しかし、先の金融危機で、早期回復を見込んだMiller氏は、金融・住宅関連株(AIG, Wachovia, Freddie Mac, Bear Stearns etc.)を買い込んだが、予測が大きく外れてファンドの単位価格はピーク時の4分の1近くに下がってしまった。同時期にS&P500が半分弱に落ち込んだのと比べても、劇的な下がり具合。

それ以来、Miller氏と彼のファンドは、リスクとリターンの相関関係を説明するための逸話になる。

高リターンを狙うには、高リスクを取らなくてはならない(例えば、先の金融危機時に金融・住宅関連株を買うような事)。高リスクを取ったから、それが高リターンにつながるという保証はない。それがペイオフすることもあれば、しないこともある。
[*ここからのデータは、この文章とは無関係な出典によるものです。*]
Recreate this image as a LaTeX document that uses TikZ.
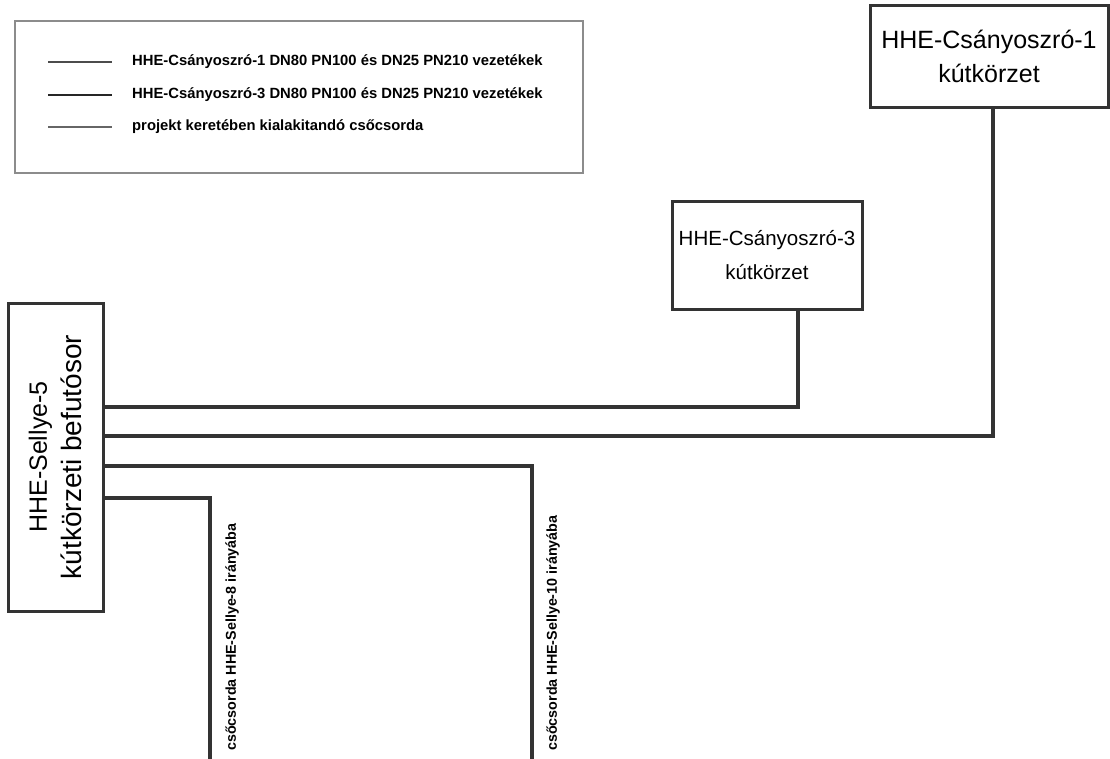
\documentclass[tikz,border=0pt]{standalone}
\usepackage{fontspec}
\setmainfont{Liberation Sans}
\usetikzlibrary{positioning}

\begin{document}
\begin{tikzpicture}[x=1pt, y=-1pt,
  box/.style={draw=black!80, line width=3pt, inner sep=0pt, align=center,
    font=\fontsize{25}{34}\selectfont},
  pipe/.style={draw=black!80, line width=4pt},
  key/.style={line width=2.5pt},
  keytext/.style={anchor=west, inner sep=0pt, font=\bfseries\fontsize{14.8}{18}\selectfont},
  dirtext/.style={rotate=90, anchor=west, inner sep=0pt, font=\bfseries\fontsize{14.3}{18}\selectfont}]
\useasboundingbox (0,0) rectangle (1110,758);

% Legend
\node[draw=black!45, line width=1.5pt, anchor=north west, minimum width=568pt, minimum height=152pt] (legend) at (14,20) {};
\draw[key, black!70] (48,62) -- (112,62);
\draw[key, black!85] (48,95) -- (112,95);
\draw[key, black!60] (48,127) -- (112,127);
\node[keytext] (k1) at (132,62) {HHE-Csányoszró-1 DN80 PN100 és DN25 PN210 vezetékek};
\node[keytext] (k2) at (132,95) {HHE-Csányoszró-3 DN80 PN100 és DN25 PN210 vezetékek};
\node[keytext] (k3) at (132,127) {projekt keretében kialakitandó csőcsorda};

% Well districts
\node[box, minimum width=238pt, minimum height=102pt] (cs1) at (989,56) {HHE-Csányoszró-1\\kútkörzet};
\node[box, minimum width=190pt, minimum height=108pt,
  font=\fontsize{20.5}{34}\selectfont] (cs3) at (767,255) {HHE-Csányoszró-3\\kútkörzet};
\node[box, rotate=90, minimum width=308pt, minimum height=95pt,
  font=\fontsize{25}{35}\selectfont] (sellye) at (55.5,457) {HHE-Sellye-5\\{\fontsize{28}{35}\selectfont kútkörzeti befutósor}};

% Pipes
\coordinate (end8) at (210,762);
\coordinate (end10) at (532,762);
\draw[pipe] ([xshift=31pt]cs3.south) |- (sellye.south |- 0,407);
\draw[pipe] ([xshift=4pt]cs1.south) |- (sellye.south |- 0,436);
\draw[pipe] (sellye.south |- 0,466) -| (end10);
\draw[pipe] (sellye.south |- 0,498) -| (end8);

% Direction labels
\node[dirtext] (d8) at (232,751) {csőcsorda HHE-Sellye-8 irányába};
\node[dirtext] (d10) at (553,751) {csőcsorda HHE-Sellye-10 irányába};
\end{tikzpicture}
\end{document}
しない確率がいくらかあるからこそ、高リスクと呼ばれるのだし。

市場全体がイケイケムードで上がっている時は、投資家の才能と幸運を見分けるのは難しい。プロも素人も、高いリスクを取りそれが運よく高いリターンを出すと、才能の成果だと悦に入ったり、世間の賞賛をあびたりする。

Miller氏にしても、お値打ち株を見分ける才能のあるマネージャーで、彼の見込みが当たったことも多数回あったに違いない。しかし、高リスクの投資がペイオフするかどうかは、投資マネージャーの才覚では完全にコントロールできない不確定要素が影響する。天才と呼ばれたMiller氏の見込みも、最悪の形で外れることもある。
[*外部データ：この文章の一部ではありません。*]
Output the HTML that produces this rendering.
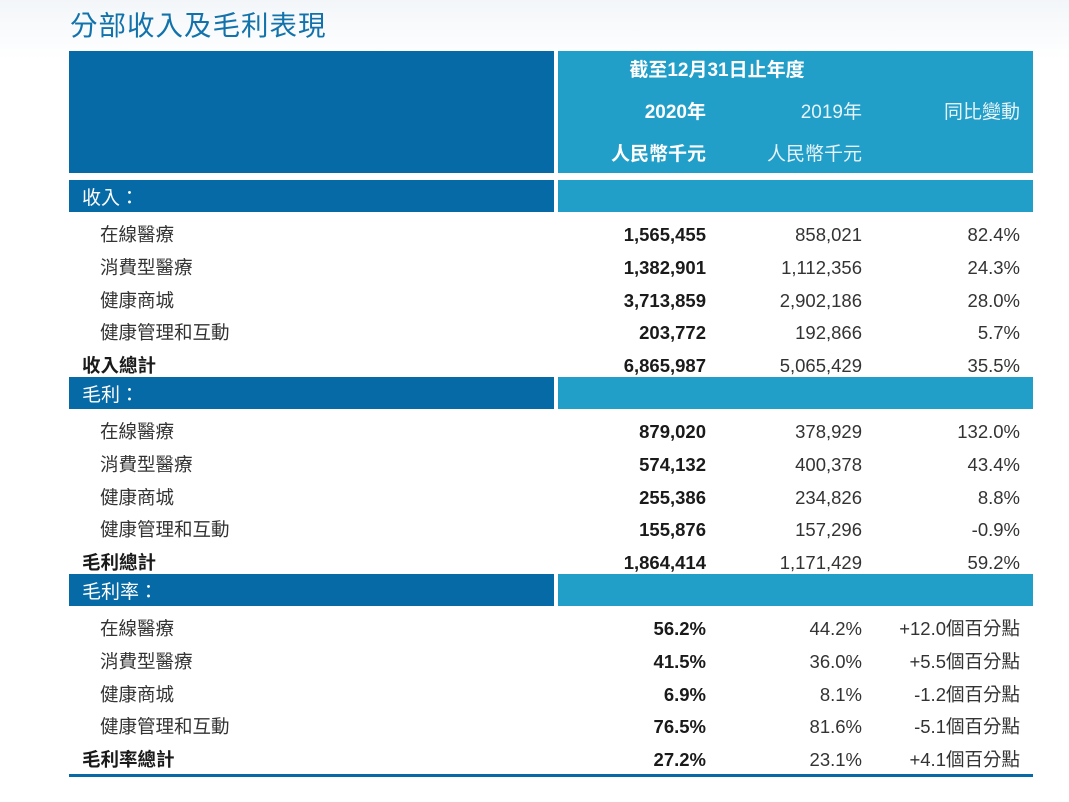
<!DOCTYPE html>
<html><head><meta charset="utf-8"><style>
body{margin:0;width:1069px;height:802px;position:relative;overflow:hidden;background:linear-gradient(#f3f6f9 0px,#fff 60px);font-family:"Liberation Sans","Noto Sans CJK TC",sans-serif;}
.a{position:absolute;white-space:nowrap;}
.dk{background:#066aa7;}
.lt{background:#219fc9;}
.t{font-size:18.5px;line-height:22px;color:#333;}
.r{text-align:right;}
.b{font-weight:bold;color:#1a1a1a;}
.w{color:#fff;font-size:19px;line-height:22px;}
</style></head><body>
<div class="a" style="left:70px;top:8px;font-size:27.5px;line-height:36px;color:#1272ab;letter-spacing:1px">分部收入及毛利表現</div>
<div class="a dk" style="left:69px;top:51px;width:485px;height:122px"></div>
<div class="a lt" style="left:558px;top:51px;width:475px;height:122px"></div>
<div class="a w b" style="left:558px;width:318px;text-align:center;top:60px;color:#fff">截至12月31日止年度</div>
<div class="a w b r" style="right:363px;top:102px;color:#fff">2020年</div>
<div class="a w r" style="right:207px;top:102px;color:#e6f3fa">2019年</div>
<div class="a w r" style="right:49px;top:102px;color:#e6f3fa">同比變動</div>
<div class="a w b r" style="right:363px;top:144px;color:#fff">人民幣千元</div>
<div class="a w r" style="right:207px;top:144px;color:#e6f3fa">人民幣千元</div>
<div class="a" style="left:69px;top:774px;width:964px;height:3px;background:#066aa7"></div>
<script>
const sections=["收入：","毛利：","毛利率："];
const sectionTops=[180,377,574];
const items=["在線醫療","消費型醫療","健康商城","健康管理和互動"];
const totals=["收入總計","毛利總計","毛利率總計"];
const v2020=[["1,565,455","1,382,901","3,713,859","203,772","6,865,987"],["879,020","574,132","255,386","155,876","1,864,414"],["56.2%","41.5%","6.9%","76.5%","27.2%"]];
const v2019=[["858,021","1,112,356","2,902,186","192,866","5,065,429"],["378,929","400,378","234,826","157,296","1,171,429"],["44.2%","36.0%","8.1%","81.6%","23.1%"]];
const vchg=[["82.4%","24.3%","28.0%","5.7%","35.5%"],["132.0%","43.4%","8.8%","-0.9%","59.2%"],["+12.0個百分點","+5.5個百分點","-1.2個百分點","-5.1個百分點","+4.1個百分點"]];
function mk(cls,style,text){const d=document.createElement('div');d.className='a '+cls;d.style.cssText=style;if(text)d.textContent=text;document.body.appendChild(d);return d;}
sections.forEach((s,i)=>{
 const top=sectionTops[i];
 let e=mk('dk','left:69px;top:'+top+'px;width:485px;height:32px');
 
 
 e=mk('lt','left:558px;top:'+top+'px;width:475px;height:32px');
 
 
 e=mk('w','left:82px;top:'+(top+8)+'px',s);
 
 
 for(let j=0;j<5;j++){
  const y=top+55+j*32.8-11;
  const isTot=j==4;
  e=mk('t'+(isTot?' b':''),'left:'+(isTot?82:100)+'px;top:'+y+'px',isTot?totals[i]:items[j]);
  
  
  e=mk('t b r','right:363px;top:'+y+'px',v2020[i][j]);
  
  
  e=mk('t r','right:207px;top:'+y+'px',v2019[i][j]);
  
  
  e=mk('t r','right:49px;top:'+y+'px',vchg[i][j]);
  
  
 }
});
</script>
</body></html>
Miller氏は、金融危機当時は毎晩2,3時間単位でしか眠れず、夜中に目覚める度に携帯で海外市況をチェックし、そのまま仕事場に出かけるように日が続き、ストレスのせいで40ポンドほど太ってしまったという。金融危機と関係あるかどうかは分からないけど、奥さんとも離婚したらしい。

Miller氏は、2011年にLegg Mason Value Trust Fundのマネージャーを辞めた。今は別のマネージャーがついて、名前もClearbridge Value Trust Fundに変わり、底値から167%ほど回復しているが、前のピークに比べるとまだ低い。

Miller氏は、Legg Mason Opportunity Trust Fund(LMOPX)というもっと小さい別のファンドに専念し、それが非常に好調で、金融危機の底値から4倍程上がっているという。でも、このファンドの価格も、金融危機でピーク時の6分の1程まで下がったので、まだ前のピーク価格までは回復していない。

アメリカの金融業界は、リスクをバンバン取って登り詰めた後で暴落させた投資マネージャーには意外と寛容なので、Miller氏もまた伝説として復帰するかもしれない。不思議な世界である。